Barron's : Green Energy Demand Is Recharging European Utilities. 4 Stocks to Con

Green Energy Demand Is Recharging European Utilities. 4 Stocks to Consider.

Key Points
  • European utility stocks gained 18% this year, outperforming U.S. peers’ 10%, and are valued lower than their U.S. counterparts.
  • Electrification and green energy are increasing power demand, necessitating grid investments.
  • European grid operators’ capital expenditures are creating debt risks, compounded by rising interest rates.

Utility stocks are great again. In Europe. Driven by the green energy transition.

While U.S. power and light providers steal headlines with data center superprojects and the proposed megamerger between NextEra Energy and Dominion Energy, Old World cousins are outperforming. The MSCI Europe Utilities index has gained 18% this year; its U.S. counterpart, 10%.

An Iran war–driven spike in natural-gas prices delivered some windfall earnings to continental power generators like Germany’s RWE and France-based Engie. The longer-term story is about overhauling an aging grid to absorb renewable-generation capacity that now provides nearly half of the European Union’s electricity, by official EU figures.

“Renewables require a completely different kind of grid,” says Luca Moro, chief investment officer at energy-focused fund SpesX, “a capillary system instead of one-way transmission from a power plant.”

Electrification of vehicles and home heating is pushing up total power demand for the first time in decades, and stock valuations remain relatively subdued.
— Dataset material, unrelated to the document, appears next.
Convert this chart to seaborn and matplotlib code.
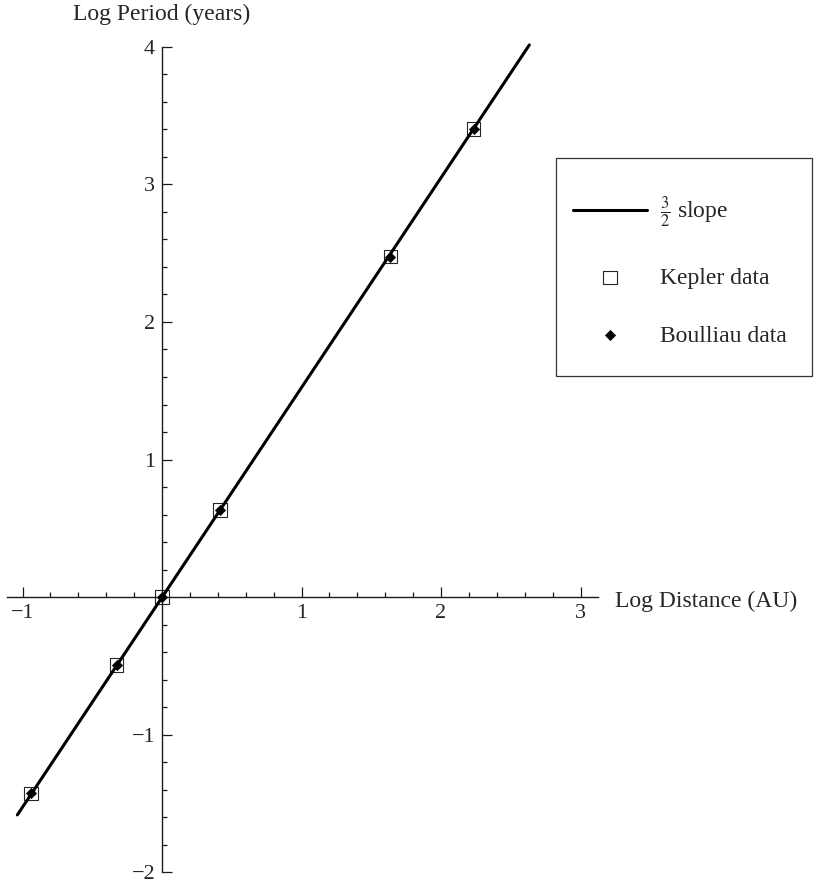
import numpy as np
import pandas as pd
import matplotlib
matplotlib.use("Agg")
import matplotlib.pyplot as plt
from matplotlib.patches import Rectangle
import seaborn as sns

# natural log of mean distance (AU) and period (years)
planets = ["Mercury", "Venus", "Earth", "Mars", "Jupiter", "Saturn"]
kepler_x = [-0.94, -0.325, 0.0, 0.416, 1.636, 2.235]
kepler_y = [-1.428, -0.494, 0.0, 0.633, 2.476, 3.404]
boulliau_x = [-0.94, -0.325, 0.0, 0.416, 1.636, 2.235]
boulliau_y = [-1.428, -0.494, 0.0, 0.633, 2.476, 3.404]
# end points of the 3/2 slope line
line_x = [-1.037, 2.633]
line_y = [-1.585, 4.015]

x_ticks = [-1, 1, 2, 3]
y_ticks = [-2, -1, 1, 2, 3, 4]

kepler = pd.DataFrame({"planet": planets, "x": kepler_x, "y": kepler_y})
boulliau = pd.DataFrame({"planet": planets, "x": boulliau_x, "y": boulliau_y})

sns.set_style("white")
plt.rcParams["font.family"] = ["Liberation Serif", "DejaVu Serif"]
plt.rcParams["mathtext.fontset"] = "stix"

W, H = 816, 882
fig = plt.figure(figsize=(W / 100, H / 100), dpi=100)
ax = fig.add_axes([0, 0, 1, 1])

sns.lineplot(x=line_x, y=line_y, color="black", linewidth=2.2,
             label=r"$\frac{3}{2}$ slope", ax=ax, zorder=3)
sns.scatterplot(data=kepler, x="x", y="y", marker="s", s=92,
                facecolor="none", edgecolor="0.15", linewidth=0.8,
                label="Kepler data", ax=ax, zorder=2)
sns.scatterplot(data=boulliau, x="x", y="y", marker="D", s=28,
                color="black", edgecolor="black", linewidth=0.4,
                label="Boulliau data", ax=ax, zorder=4)

ax.set_xlim(-1.1613, 4.688)
ax.set_ylim(-2.0727, 4.3418)

# axes crossing at the origin, Mathematica style
for side in ["top", "right"]:
    ax.spines[side].set_visible(False)
for side in ["left", "bottom"]:
    ax.spines[side].set_position(("data", 0))
    ax.spines[side].set_color("0.1")
    ax.spines[side].set_linewidth(1.0)
ax.spines["bottom"].set_bounds(-1.113, 3.125)
ax.spines["left"].set_bounds(-2, 4)

ax.set_xticks(x_ticks)
ax.set_yticks(y_ticks)
ax.set_xticks([v for v in np.round(np.arange(-0.8, 3.0, 0.2), 1)
               if v % 1 != 0], minor=True)
ax.set_yticks([v for v in np.round(np.arange(-1.8, 4.0, 0.2), 1)
               if v % 1 != 0], minor=True)
ax.tick_params(which="both", direction="in", color="0.1", width=0.9,
               labelsize=16, bottom=True, left=True)
ax.tick_params(which="major", length=7.2, pad=5)
ax.tick_params(which="minor", length=3.5)
ax.set_xlabel("")
ax.set_ylabel("")

ax.text(0, 4.196, "Log Period (years)", ha="center", va="baseline",
        fontsize=17)
ax.text(3.247, -0.07, "Log Distance (AU)", ha="left", va="baseline",
        fontsize=17)

leg = ax.legend(loc="upper left", bbox_to_anchor=(573 / W, 1 - 195 / H),
                bbox_transform=fig.transFigure, borderaxespad=0,
                borderpad=0, frameon=False, fontsize=17,
                handlelength=3.13, handletextpad=0.55, labelspacing=1.55)

# fixed legend box
fig.patches.append(Rectangle((556 / W, 1 - 376 / H), (812 - 556) / W,
                             (376 - 158) / H, transform=fig.transFigure,
                             fill=False, edgecolor="0.2", linewidth=0.9))

fig.savefig("out.png", dpi=100)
European utilities are priced at an average nine times earnings before interest, taxes, depreciation, and amortization, or Ebitda, compared with 12 times for U.S. peers, says Jens Zimmermann, the sector analyst at Gabelli Funds.

That all spells exciting times for sleepy, regulated natural monopolies that control the last kilometer to the customer. “Companies that have been cash cows for dividends suddenly have growth to offer,” Zimmermann says.

The EU estimates necessary grid investments at 584 billion euros ($679 billion) by 2030. Governments look ready to increase rates accordingly, despite already-high power prices, says Tancrede Fulop, who covers the sector for Morningstar. Utilities in the United Kingdom and Spain already have “visibility” on their rate structure into the next decade, with Germany “in negotiations,” he says.

U.S. President Donald Trump’s hostility toward Europe, plus the Strait of Hormuz closure, refocused minds on breaking fossil-fuel dependency, Zimmermann adds. “European politicians want more renewables as fast as possible again,” he says.

Investors may have to hunt a bit to find more-or-less pure plays in the grid space. The two dominant European utilities by market capitalization, Iberdrola and Enel, are integrated giants across the supply chain and geographies. The biggest names in the grid space are the U.K.’s National Grid and Germany’s E.ON, says Moro. He likes both.

Morningstar’s Fulop is also bullish on National Grid, though he sees the sector as “fairly valued” in aggregate. Zimmermann is more broadly optimistic. “There’s upside on both the earnings and valuation side, and Europe hasn’t really seen the data-center driver yet,” he says.

One yellow flag is grid operators spending beyond their means on green transformation, warns Nadege Tillier, head of corporate credit research at ING. The average capital budget has reached 130% of Ebitda, she calculates. “Their capex is far beyond the cash they make,” she says.

Bond markets are so far making up the difference, lending at close to sovereign rates. Spanish grid monopolist Redeia still got a downgrade from Fitch earlier this year, and Germany’s Amprion from Moody’s, though both remain investment-grade.

With debt mounting, rising interest rates have emerged as the sector’s top risk, Fulop adds. Financial markets are anticipating at least two hikes this year from the European Central Bank to offset the inflationary jolt spurred by the Iran war.

Stock investors tend to prefer growing pains to no growth at all, though. European utilities are starting to deliver it, and for a good reason.